I mean half life alyx’s entire mechanics revolve around VR controls.
Is there formatting on this post? It seems to have broken voyager slightly
A number followed by a period is Markdown for an ordered list. To make it easier, the renderer always starts from 1 and counts properly. So on your app it is probably rendering this as an ordered list with one item instead of as two sentences.
I posted from Boost for Lemmy, but formatted nothing.
Nostalgia’s a helluva drug. I’ve done my best to try to avoid it, but we all like that hit from time to time.
Played Half Life 2 for the first time in my life at 25, 10/10 perfect game.
Avoid nostalgia?
Yes, ignore false history.
Is the update actually anything significant?
The full list is on steam, the main thing is it’s bundled all hl2 games in one package, integrated workshop for mod installation, and added new developer commentary for hl2. Also a bunch of misc fixes etc.
If you’re into the nuts and bolts of game development at all, the commentary is fantastic.
When it first came out, for some reason, I thought all games would start following Valve’s lead and introduce commentary.

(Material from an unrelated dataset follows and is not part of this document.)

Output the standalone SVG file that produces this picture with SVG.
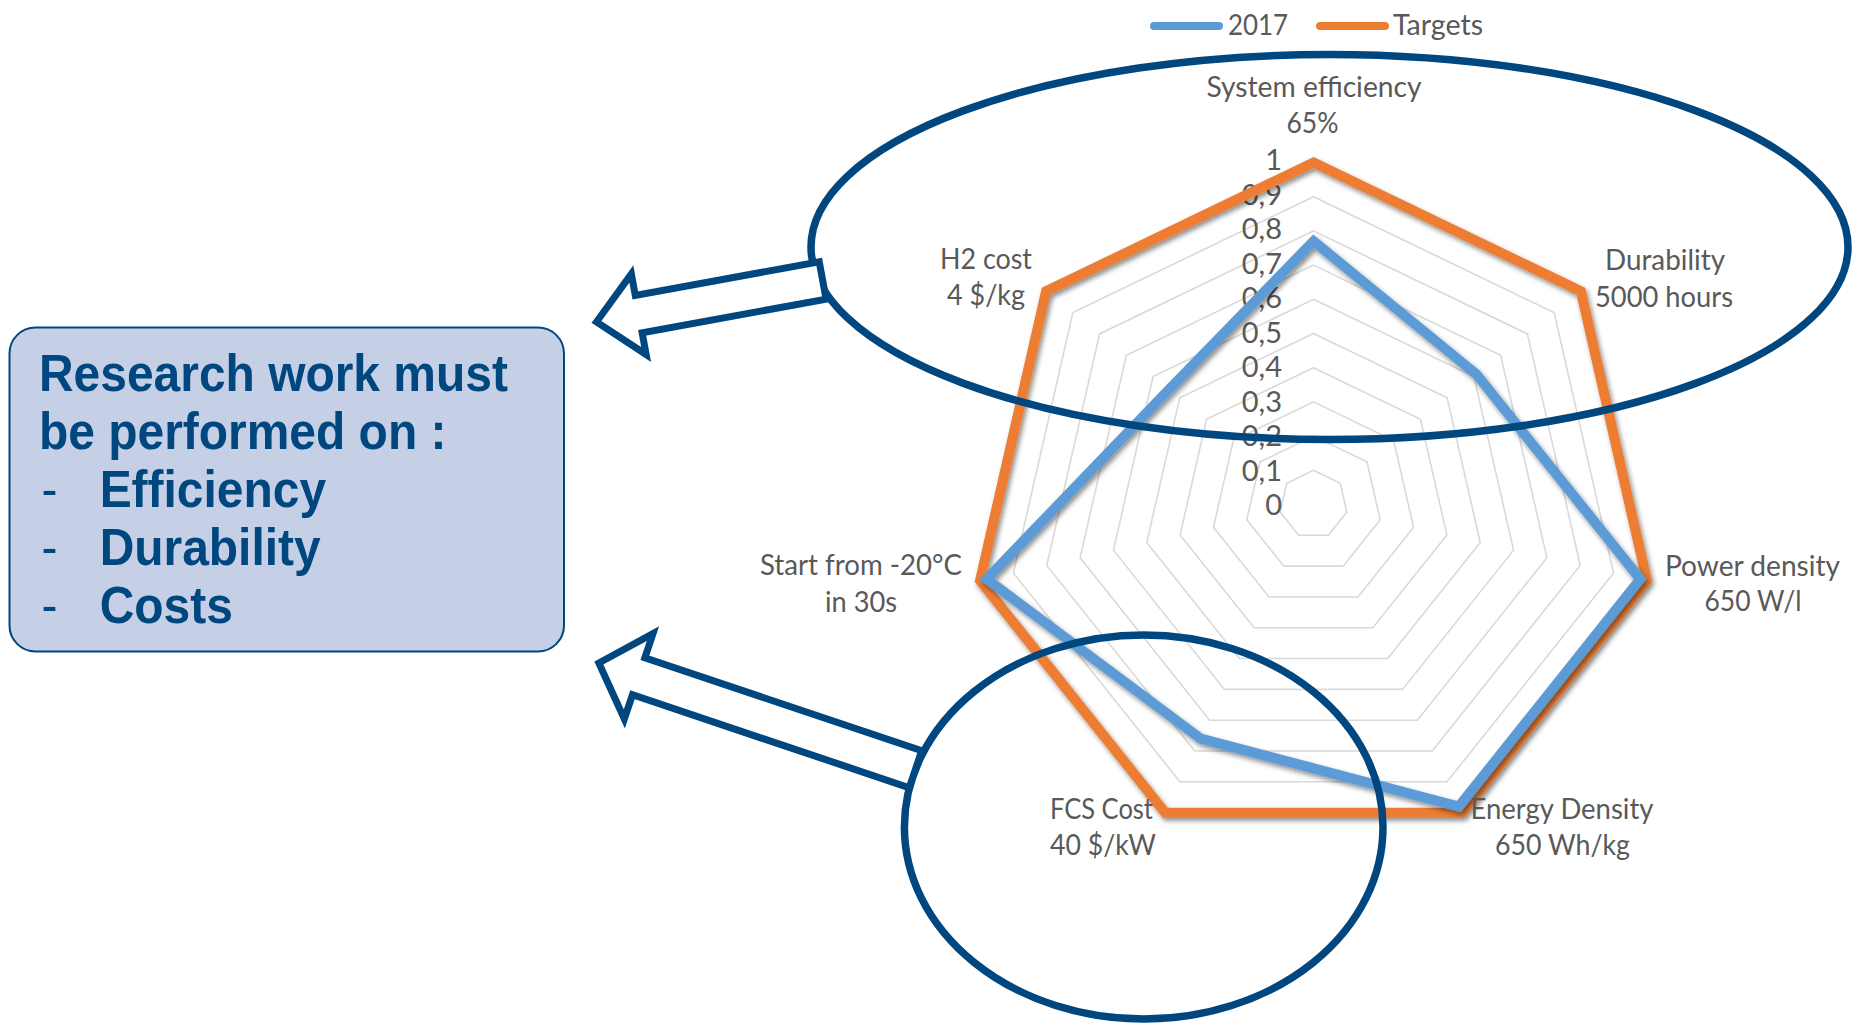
<svg xmlns="http://www.w3.org/2000/svg" width="1854" height="1025" viewBox="0 0 1854 1025">
  <style>
    .grid { fill: none; stroke: #d9d9d9; stroke-width: 1.6; }
    .lbl { font-family: Lato, "Open Sans", "Liberation Sans", sans-serif; font-size: 29px; fill: #595959; text-anchor: middle; }
    .ax { font-family: Lato, "Open Sans", "Liberation Sans", sans-serif; font-size: 29px; fill: #595959; text-anchor: end; }
    .series { fill: none; stroke-width: 10; stroke-linejoin: miter; }
    .hl { fill: none; stroke: #00467f; stroke-width: 7.5; }
    .arrow { fill: #ffffff; stroke: #00467f; stroke-width: 7; stroke-linejoin: miter; }
    .box { fill: #c5d0e7; stroke: #00467f; stroke-width: 2; }
    .bt { font-family: "Liberation Sans", Arial, sans-serif; font-weight: bold; font-size: 51px; fill: #00467f; }
  </style>
  <defs>
    <filter id="shadow" x="-10%" y="-10%" width="120%" height="120%">
      <feDropShadow dx="2" dy="3" stdDeviation="2.5" flood-color="#000000" flood-opacity="0.45"/>
    </filter>
  </defs>

  <rect x="0" y="0" width="1854" height="1025" fill="#ffffff"/>

  <!-- Radar chart -->
  <g id="chart">
    <g id="legend">
      <line x1="1154" y1="26" x2="1219" y2="26" stroke="#5b9bd5" stroke-width="8" stroke-linecap="round"/>
      <text class="lbl" x="1228" y="35" style="text-anchor:start" textLength="60" lengthAdjust="spacingAndGlyphs">2017</text>
      <line x1="1320" y1="26" x2="1385" y2="26" stroke="#ed7d31" stroke-width="8" stroke-linecap="round"/>
      <text class="lbl" x="1393" y="35" style="text-anchor:start" textLength="90" lengthAdjust="spacingAndGlyphs">Targets</text>
    </g>
    <g id="grid" transform="translate(1313.5 504.5)">
      <polygon class="grid" points="0,-34.2 26.74,-21.32 33.34,7.61 14.84,30.81 -14.84,30.81 -33.34,7.61 -26.74,-21.32"/>
      <polygon class="grid" points="0,-68.4 53.48,-42.65 66.69,15.22 29.68,61.63 -29.68,61.63 -66.69,15.22 -53.48,-42.65"/>
      <polygon class="grid" points="0,-102.6 80.22,-63.97 100.03,22.83 44.52,92.44 -44.52,92.44 -100.03,22.83 -80.22,-63.97"/>
      <polygon class="grid" points="0,-136.8 106.96,-85.29 133.37,30.44 59.36,123.25 -59.36,123.25 -133.37,30.44 -106.96,-85.29"/>
      <polygon class="grid" points="0,-171 133.7,-106.62 166.72,38.05 74.2,154.07 -74.2,154.07 -166.72,38.05 -133.7,-106.62"/>
      <polygon class="grid" points="0,-205.2 160.43,-127.94 200.06,45.66 89.03,184.88 -89.03,184.88 -200.06,45.66 -160.43,-127.94"/>
      <polygon class="grid" points="0,-239.4 187.17,-149.26 233.4,53.27 103.87,215.69 -103.87,215.69 -233.4,53.27 -187.17,-149.26"/>
      <polygon class="grid" points="0,-273.6 213.91,-170.58 266.74,60.88 118.71,246.5 -118.71,246.5 -266.74,60.88 -213.91,-170.58"/>
      <polygon class="grid" points="0,-307.8 240.65,-191.91 300.09,68.49 133.55,277.32 -133.55,277.32 -300.09,68.49 -240.65,-191.91"/>
      <polygon class="grid" points="0,-342 267.39,-213.23 333.43,76.1 148.39,308.13 -148.39,308.13 -333.43,76.1 -267.39,-213.23"/>
    </g>
    <g id="axis-values">
      <text class="ax" x="1282" y="170">1</text>
      <text class="ax" x="1282" y="204.5">0,9</text>
      <text class="ax" x="1282" y="239">0,8</text>
      <text class="ax" x="1282" y="273.5">0,7</text>
      <text class="ax" x="1282" y="308">0,6</text>
      <text class="ax" x="1282" y="342.5">0,5</text>
      <text class="ax" x="1282" y="377">0,4</text>
      <text class="ax" x="1282" y="411.5">0,3</text>
      <text class="ax" x="1282" y="446">0,2</text>
      <text class="ax" x="1282" y="480.5">0,1</text>
      <text class="ax" x="1282" y="515">0</text>
    </g>
    <g id="series-targets" filter="url(#shadow)">
      <polygon class="series" stroke="#ed7d31" points="1313.5,162.5 1580.89,291.27 1646.93,580.6 1461.89,812.63 1165.11,812.63 980.07,580.6 1046.11,291.27"/>
    </g>
    <g id="series-2017" filter="url(#shadow)">
      <polygon class="series" stroke="#5b9bd5" points="1313.5,241.16 1476.61,374.43 1640.26,579.08 1458.92,806.47 1200.72,738.68 986.74,579.08 1169.11,389.36"/>
    </g>
    <g id="category-labels">
      <text class="lbl" x="1314" y="97" textLength="215" lengthAdjust="spacingAndGlyphs">System efficiency</text>
      <text class="lbl" x="1312.5" y="133" textLength="52" lengthAdjust="spacingAndGlyphs">65%</text>
      <text class="lbl" x="1665" y="270" textLength="120" lengthAdjust="spacingAndGlyphs">Durability</text>
      <text class="lbl" x="1664" y="306.5" textLength="138" lengthAdjust="spacingAndGlyphs">5000 hours</text>
      <text class="lbl" x="1752.5" y="575.5" textLength="175" lengthAdjust="spacingAndGlyphs">Power density</text>
      <text class="lbl" x="1753" y="611" textLength="97" lengthAdjust="spacingAndGlyphs">650 W/l</text>
      <text class="lbl" x="1562" y="818.5" textLength="183" lengthAdjust="spacingAndGlyphs">Energy Density</text>
      <text class="lbl" x="1562.5" y="855" textLength="135" lengthAdjust="spacingAndGlyphs">650 Wh/kg</text>
      <text class="lbl" x="1101.5" y="818.5" textLength="103" lengthAdjust="spacingAndGlyphs">FCS Cost</text>
      <text class="lbl" x="1103" y="855" textLength="106" lengthAdjust="spacingAndGlyphs">40 $/kW</text>
      <text class="lbl" x="861" y="575" textLength="202" lengthAdjust="spacingAndGlyphs">Start from -20°C</text>
      <text class="lbl" x="861" y="611.5" textLength="72" lengthAdjust="spacingAndGlyphs">in 30s</text>
      <text class="lbl" x="986" y="268.5" textLength="92" lengthAdjust="spacingAndGlyphs">H2 cost</text>
      <text class="lbl" x="986" y="305" textLength="78" lengthAdjust="spacingAndGlyphs">4 $/kg</text>
    </g>
  </g>

  <!-- Highlight ellipses -->
  <g id="highlight-top">
    <ellipse class="hl" cx="1329.5" cy="247" rx="518.5" ry="192.5"/>
  </g>
  <g id="highlight-bottom">
    <ellipse class="hl" cx="1143.7" cy="827" rx="239.3" ry="192"/>
  </g>

  <!-- Connectors: block arrows -->
  <g id="connectors">
    <polygon class="arrow" transform="translate(593.5 322.5) rotate(-10.4)" points="3,0 46,-41 46,-19 233,-19 233,19 46,19 46,41"/>
    <polygon class="arrow" transform="translate(596 662) rotate(18.55)" points="3,0 45,-45 45,-19.5 337,-19.5 337,19.5 45,19.5 45,45"/>
  </g>

  <!-- Text box -->
  <g id="research-box">
    <rect class="box" x="9.5" y="327.5" width="554.5" height="324" rx="26" ry="26"/>
    <g transform="translate(39 0) scale(0.94 1)">
      <text class="bt" x="0" y="391.5">Research work must</text>
      <text class="bt" x="0" y="449.5">be performed on :</text>
      <text class="bt" x="2.7" y="507.5" font-weight="normal" style="font-weight:normal">-</text>
      <text class="bt" x="64.5" y="507.5">Efficiency</text>
      <text class="bt" x="2.7" y="565.5" style="font-weight:normal">-</text>
      <text class="bt" x="64.5" y="565.5">Durability</text>
      <text class="bt" x="2.7" y="623.5" style="font-weight:normal">-</text>
      <text class="bt" x="64.5" y="623.5">Costs</text>
    </g>
  </g>
</svg>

And now two decades later, I don’t know if any other games have.
Then again, we have other ways like game devs talking on podcasts/live stream.
I keep trying to play half-life and keep quitting everytime because of motion sickness
Have you tried increasing FOV?
I was totally fine playing HL1, and HL2, and HL2 episode 1… but I never finished episode 2 because of motion sickness. The problem isn’t really with episode 2 though. The problem is just that I got old, and now I get motion sickness from FPS games that didn’t affect me before.
But I do know that not every FPS makes me sick. I think mouse-look smoothing helps. I’m not certain what else, but I’d try messing with the field-of-view angle and stuff like that.
I thought it was just me! I played every HL game as a teen. Now 20 years later, my old eyes seem to struggle a bit.
And yeah, changing FoV is what solved it for me.
How does that compare to Concord?
I don’t think these two games can be reasonably compared. HL2 is currently free, while concord was a paid game.
Also, Concord is so old that they don’t even sell it anymore…
Man , it’s dead just let it go. Digging on Concord was funny the first week it was shelved
Digging on Concord was funnier for longer than its server were online.
Fair enough.
Katana314@lemmy.world 1 hour ago
The way in which Half-Life maintained a continuous viewpoint over long stretches of gameplay and landscape was always so immersive to me. Games like God of War and Dead Space did something similar, but Valve had an additional challenge.
They almost never take player control, instead relying on mere hints of where to loo; they even have the character sequences scripted for wherever the player was standing. That all usually took a lot of their effort.
I could be biased because I even enjoyed toying with their choreography tool, which let you layer simple gestures together; so without making a new animation, you could have someone both lean forward and nod right, and point their thumb right.